On a transpersonal scale, how do we use memory as nations and faiths? The question is hardly academic. There’s little more dangerous for humanity than the propagation of national and religious identities of resentment and exclusion. It’s easy to find reasons to perpetuate ancient prejudices and hatreds. It is hard to overcome them through acts of human solidarity and compassion. Yet, if humanity is to survive, we must.
Deeper and more enduring than even the oldest national memories is God’s memory. Before God, we are told, ‘there is no forgetting’; ‘the mark and memory of every deed comes before God’. I cannot believe in God as reading an eternal ledger. Rather, I do connect the sense that God is presence in all life with the truth that everything matters. There is nothing which has no repercussions; no word or deed which does not bring pain or healing in its wake. Nothing goes utterly unnoticed by the people, even the animals and trees, which surround us. There is accountability in the very nature of things.

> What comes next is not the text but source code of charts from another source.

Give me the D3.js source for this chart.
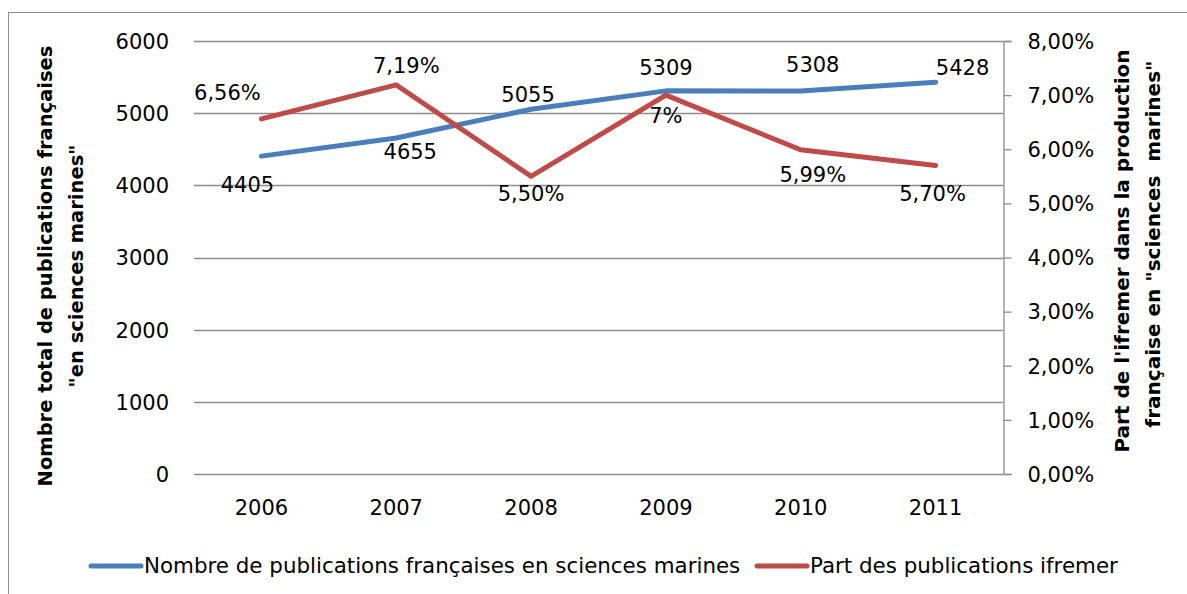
<!DOCTYPE html>
<html><head><meta charset="utf-8">
<script src="https://cdn.jsdelivr.net/npm/d3@7"></script>
<style>
body{margin:0;background:#fff;}
text{font-family:"DejaVu Sans",sans-serif;fill:#000;}
</style></head>
<body>
<svg id="c" width="1187" height="594"></svg>
<script>
const years = ["2006","2007","2008","2009","2010","2011"];
const publications = [4405, 4655, 5055, 5309, 5308, 5428];
const partIfremer = [6.56, 7.19, 5.50, 7.00, 5.99, 5.70];
const partLabels = ["6,56%","7,19%","5,50%","7%","5,99%","5,70%"];
const leftTicks = [0,1000,2000,3000,4000,5000,6000];
const rightTicks = [0,1,2,3,4,5,6,7,8];
const rightTickLabels = ["0,00%","1,00%","2,00%","3,00%","4,00%","5,00%","6,00%","7,00%","8,00%"];
const seriesNames = ["Nombre de publications françaises en sciences marines","Part des publications ifremer"];

// label offsets (style)
const pubOff = [[-14,29],[14,14],[-3,-15],[0,-23],[12,-26],[27,-15]];
const partOff = [[-34,-26],[10,-19],[0,17],[0,21],[12,25],[-3,28]];

const FS = 21;
const svg = d3.select("#c");
const L=194, R=1003, T=41, B=474;
const blue="#4A7EBB", red="#BE4B48";

svg.append("rect").attr("x",8.5).attr("y",12.5).attr("width",1300).attr("height",700)
  .attr("fill","none").attr("stroke","#8c8c8c").attr("stroke-width",1);

const x = d3.scaleBand().domain(years).range([L,R]);
const yL = d3.scaleLinear().domain([0,6000]).range([B,T]);
const yR = d3.scaleLinear().domain([0,8]).range([B,T]);

// gridlines
svg.append("g").selectAll("line").data(leftTicks).join("line")
  .attr("x1",L).attr("x2",R).attr("y1",d=>Math.round(yL(d))+0.5).attr("y2",d=>Math.round(yL(d))+0.5)
  .attr("stroke","#8c8c8c").attr("stroke-width",1.3);

// left axis labels
const ga = svg.append("g").attr("transform",`translate(${L},0)`)
  .call(d3.axisLeft(yL).tickValues(leftTicks).tickSize(0).tickPadding(25).tickFormat(d3.format("d")));
ga.select(".domain").remove();
ga.selectAll("text").attr("font-size",FS).attr("dy","0.35em");

// right axis
const gr = svg.append("g").attr("transform",`translate(${R+0.5},0)`)
  .call(d3.axisRight(yR).tickValues(rightTicks).tickSize(8).tickPadding(16).tickFormat((d,i)=>rightTickLabels[i]));
gr.select(".domain").attr("stroke","#8c8c8c").attr("stroke-width",1.3);
gr.selectAll("line").attr("stroke","#8c8c8c").attr("stroke-width",1.3);
gr.selectAll("text").attr("font-size",FS).attr("dy","0.35em");

// bottom axis
const gb = svg.append("g").attr("transform",`translate(0,${B})`)
  .call(d3.axisBottom(x).tickSize(0).tickPadding(26));
gb.select(".domain").remove();
gb.selectAll("text").attr("font-size",FS);

// lines
const xc = d=>x(d)+x.bandwidth()/2;
svg.append("path").datum(publications)
  .attr("d", d3.line().x((d,i)=>xc(years[i])).y(d=>yL(d)))
  .attr("fill","none").attr("stroke",blue).attr("stroke-width",5).attr("stroke-linejoin","round").attr("stroke-linecap","round");
svg.append("path").datum(partIfremer)
  .attr("d", d3.line().x((d,i)=>xc(years[i])).y(d=>yR(d)))
  .attr("fill","none").attr("stroke",red).attr("stroke-width",5).attr("stroke-linejoin","miter").attr("stroke-linecap","round");

// data labels
svg.append("g").selectAll("text").data(publications).join("text")
  .attr("x",(d,i)=>xc(years[i])+pubOff[i][0]).attr("y",(d,i)=>yL(d)+pubOff[i][1])
  .attr("text-anchor","middle").attr("dy","0.35em").attr("font-size",FS).text(d=>d);
svg.append("g").selectAll("text").data(partIfremer).join("text")
  .attr("x",(d,i)=>xc(years[i])+partOff[i][0]).attr("y",(d,i)=>yR(d)+partOff[i][1])
  .attr("text-anchor","middle").attr("dy","0.35em").attr("font-size",FS).text((d,i)=>partLabels[i]);

// axis titles
const lt = svg.append("text").attr("transform","translate(45,266) rotate(-90)")
  .attr("text-anchor","middle").attr("font-weight","bold").attr("font-size",19.5);
lt.append("tspan").attr("x",0).attr("dy","0.35em").text("Nombre total de publications françaises");
lt.append("tspan").attr("x",0).attr("dy","1.6em").text("\"en sciences marines\"");

const rt = svg.append("text").attr("transform","translate(1122,251) rotate(-90)")
  .attr("text-anchor","middle").attr("font-weight","bold").attr("font-size",20);
rt.append("tspan").attr("x",0).attr("dy","0.35em").text("Part de l'ifremer dans la production");
rt.append("tspan").attr("x",7).attr("dy","1.55em").attr("xml:space","preserve").text("française en \"sciences  marines\"");

// legend
const lg = svg.append("g");
const legItems = [{x:91,c:blue},{x:757,c:red}];
legItems.forEach((it,i)=>{
  lg.append("line").attr("x1",it.x).attr("x2",it.x+50).attr("y1",566).attr("y2",566)
    .attr("stroke",it.c).attr("stroke-width",5).attr("stroke-linecap","round");
  lg.append("text").attr("x",it.x+53).attr("y",566).attr("dy","0.35em").attr("font-size",21.4).text(seriesNames[i]);
});
</script>
</body></html>
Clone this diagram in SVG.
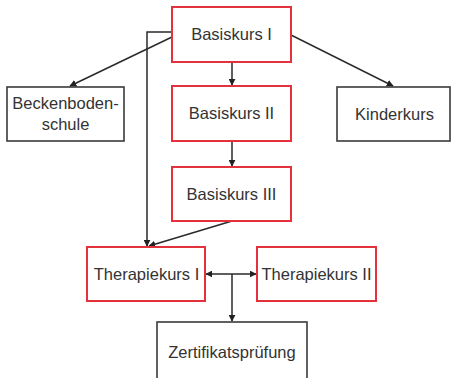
<svg xmlns="http://www.w3.org/2000/svg" width="453" height="378" viewBox="0 0 453 378">
<style>
.red{fill:#fff;stroke:#e3323c;stroke-width:2}
.blk{fill:#fff;stroke:#3a3a3a;stroke-width:1.6}
text{font-family:"Liberation Sans",Arial,sans-serif;font-size:16.5px;fill:#333;text-anchor:middle}
.c{fill:none;stroke:#2a2a2a;stroke-width:1.5}
</style>
<defs>
<marker id="ah" viewBox="0 0 10 10" refX="9" refY="5" markerWidth="7" markerHeight="7" markerUnits="userSpaceOnUse" orient="auto-start-reverse">
<path d="M0,0 L10,5 L0,10 z" fill="#222"/>
</marker>
</defs>
<rect width="453" height="378" fill="#fff"/>
<g id="connectors">
<line class="c" x1="232" y1="62" x2="232" y2="85" marker-end="url(#ah)"/>
<line class="c" x1="232" y1="141" x2="232" y2="166" marker-end="url(#ah)"/>
<line class="c" x1="172" y1="37" x2="70" y2="86" marker-end="url(#ah)"/>
<line class="c" x1="291" y1="35" x2="393" y2="86" marker-end="url(#ah)"/>
<polyline class="c" points="172,32 147,32 147,246" marker-end="url(#ah)"/>
<line class="c" x1="232" y1="221" x2="149" y2="246" marker-end="url(#ah)"/>
<line class="c" x1="206" y1="274" x2="256" y2="274" marker-start="url(#ah)" marker-end="url(#ah)"/>
<line class="c" x1="232" y1="274" x2="232" y2="321" marker-end="url(#ah)"/>
</g>
<g id="basiskurs1"><rect class="red" x="172" y="7" width="119" height="55"/><text x="231.5" y="40">Basiskurs I</text></g>
<g id="beckenboden"><rect class="blk" x="7" y="87" width="117" height="54"/><text x="65.5" y="109">Beckenboden-</text><text x="65.5" y="130">schule</text></g>
<g id="kinderkurs"><rect class="blk" x="337" y="87" width="113" height="54"/><text x="394.5" y="120">Kinderkurs</text></g>
<g id="basiskurs2"><rect class="red" x="172" y="86" width="119" height="55"/><text x="231.5" y="119">Basiskurs II</text></g>
<g id="basiskurs3"><rect class="red" x="172" y="167" width="119" height="54"/><text x="231.5" y="200">Basiskurs III</text></g>
<g id="therapie1"><rect class="red" x="87" y="247" width="118" height="54"/><text x="146.5" y="280">Therapiekurs I</text></g>
<g id="therapie2"><rect class="red" x="257" y="247" width="119" height="54"/><text x="316.5" y="280">Therapiekurs II</text></g>
<g id="zertifikat"><rect class="blk" x="157" y="322" width="150" height="64"/><text x="232" y="358">Zertifikatsprüfung</text></g>
</svg>
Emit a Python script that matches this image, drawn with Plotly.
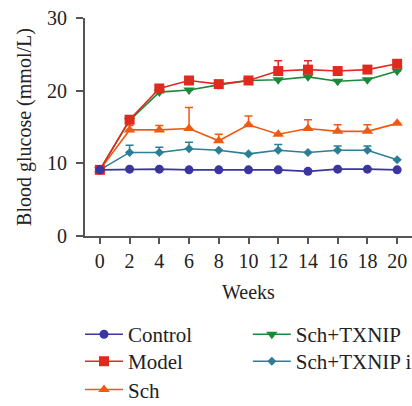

Yet the most central blessing of the Rosh Hashanah service does not refer to a God of justice. Instead, it speaks of God as Zocher Habrit, ‘‘remembering the covenant’.
What covenant? I think of this as simultaneously the covenant with the Jewish People, the covenant with all humankind, and the most ancient covenant of all, with life itself. It is as if God, that sacred vitality which resides within all living things, was calling out to us: ‘I want you to survive. I want memory itself to be a force not for punishment, or vengeance, or hate, but for life, goodness and generous compassion.